Contra Costa supes ban medical marijuana dispensaries

Written by FCJ Editor. Posted in News

Published on February 26, 2008 with No Comments

By Caitilin McAdoo

February 26, 2008

Contra Costa County Supervisors voted unanimously today to permanently ban medical marijuana dispensaries in unincorporated areas of the county.

The ordinance prohibits all land uses that violate state or federal law, thereby banning medical marijuana dispensaries through an amendment of county code.

The ordinance does not prohibit people from growing medical marijuana in their homes or in small groups for personal use under the Compassionate Use Act of 1996.

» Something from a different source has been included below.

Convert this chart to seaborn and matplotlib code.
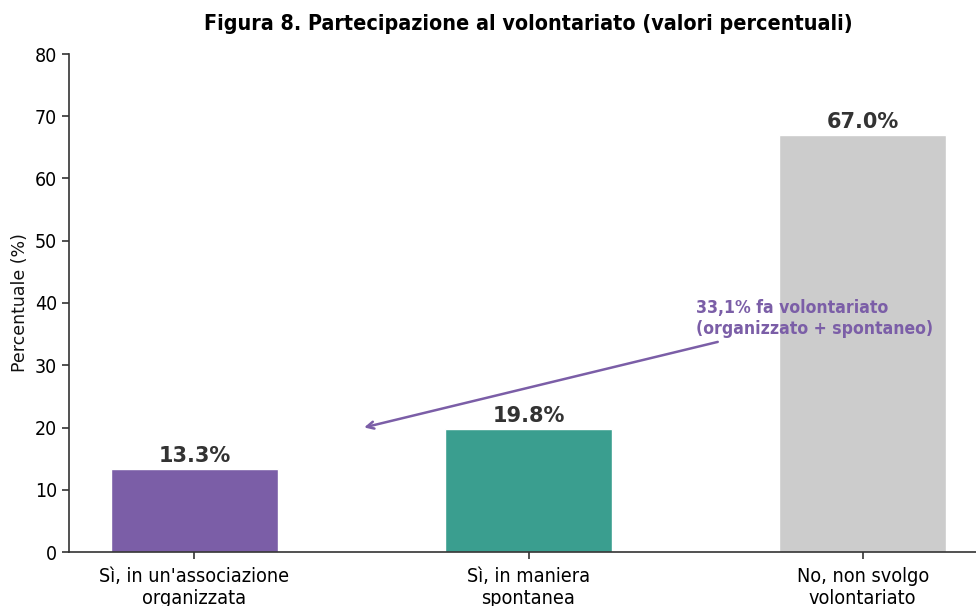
import matplotlib
matplotlib.use("Agg")
import matplotlib.pyplot as plt
import seaborn as sns
import pandas as pd

categories = ["Sì, in un'associazione\norganizzata", "Sì, in maniera\nspontanea", "No, non svolgo\nvolontariato"]
values = [13.3, 19.8, 67.0]
colors = ["#7b5ea7", "#3a9e8f", "#cccccc"]
yticks = [0, 10, 20, 30, 40, 50, 60, 70, 80]
title = "Figura 8. Partecipazione al volontariato (valori percentuali)"
ylabel = "Percentuale (%)"
annot_text = "33,1% fa volontariato\n(organizzato + spontaneo)"

sns.set_style("ticks")
plt.rcParams['font.family'] = ['DejaVu Sans']

df = pd.DataFrame({"cat": categories, "val": values})

fig = plt.figure(figsize=(9.76, 6.06), dpi=100)
W, H = 976, 606
ax = fig.add_axes([69 / W, (H - 552) / H, (988 - 69) / W, (552 - 54) / H])

sns.barplot(data=df, x="cat", y="val", hue="cat", palette=colors, legend=False,
            width=0.5, ax=ax, saturation=1)

ax.set_xlim(-0.375, 2.375)
ax.set_ylim(0, 80)
ax.set_yticks(yticks)
ax.set_xlabel("")
ax.set_ylabel(ylabel, fontsize=12.5, color="#111111")

for lab in ax.get_xticklabels() + ax.get_yticklabels():
    lab.set_fontstretch("condensed")
    lab.set_fontsize(14)
    lab.set_color("black")
for lab in ax.get_xticklabels():
    lab.set_fontsize(14.2)

for i, v in enumerate(values):
    ax.text(i, v + 0.45, f"{v:.1f}%", ha="center", va="bottom",
            fontsize=15, fontweight="bold", color="#333333")

ax.annotate(annot_text, xy=(0.5, 19.9), xytext=(1.5, 37.5),
            ha="left", va="center", fontsize=12.6, fontweight="bold",
            color="#7b5ea7", fontstretch="condensed",
            arrowprops=dict(arrowstyle="->", color="#7b5ea7", lw=1.8))

ax.set_title(title, fontsize=15.4, fontweight="bold", fontstretch="condensed",
             pad=17, color="black")

sns.despine(ax=ax)
for s in ["left", "bottom"]:
    ax.spines[s].set_linewidth(1.2)
    ax.spines[s].set_color("#333333")
ax.tick_params(width=1.2, length=5, color="#333333", labelcolor="black")
ax.tick_params(axis="x", pad=6)

fig.savefig("out.png", dpi=100)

The county has had a moratorium on new dispensaries in unincorporated areas since April 2006.

A facility in El Sobrante will not be affected by the new ban because it was established legally before the moratorium went into effect.

The facility, however, could still be subject to enforcement from the federal government.

The problem has been that while supervisors have said they support the use of marijuana for legitimate medical purposes, too many people have allegedly been abusing the privileges allowed under the act and medical marijuana dispensaries have reportedly attracted crime and become community nuisances.

Because the sheriff’s office reportedly doesn’t have the resources to regulate the dispensaries, supervisors decided instead to treat the matter as a land use issue.

Linda Jackson, who was a nurse for many years and who uses medical marijuana, said the decision to ban dispensaries put patients at risk. Safe access to marijuana continues to be a major issue for her and many other patients. She said growing it in her home was not an option.

“I have children and grandchildren,” she said. “I don’t hide what I do, but it puts them at risk, too.”

“The issue deserves leadership, not a knee-jerk reaction,” said Dimitrio Ramirez, founder of Mericare, a dispensary located in Pacheco that now serves patients mainly as a delivery service.

Ramirez continued to rail against the supervisors’ decision even after officials turned off his microphone.

Armando Soto said banning dispensaries would move the problem into residential neighborhoods where there would be no possibility of regulation.

“I think it’s a recipe for disaster,” Soto said. On the other side of the issue, Harold Parsley, a member of Contra Costa Health Services Alcohol and other Drugs Advisory Board, told supervisors he believed medical marijuana was a danger to the community, both as a so called “gateway drug” and as a “drug of choice.”

The Contra Costa County Sheriff’s office and the District Attorney’s office also support the ordinance.

During a hearing on the issue in January, District Attorney Robert Kochly said that he didn’t believe that any amount of enforcement could stop people from abusing the access provided by the Compassionate Use Act.

The ordinance passed today does not impact regulations put in place in within the county.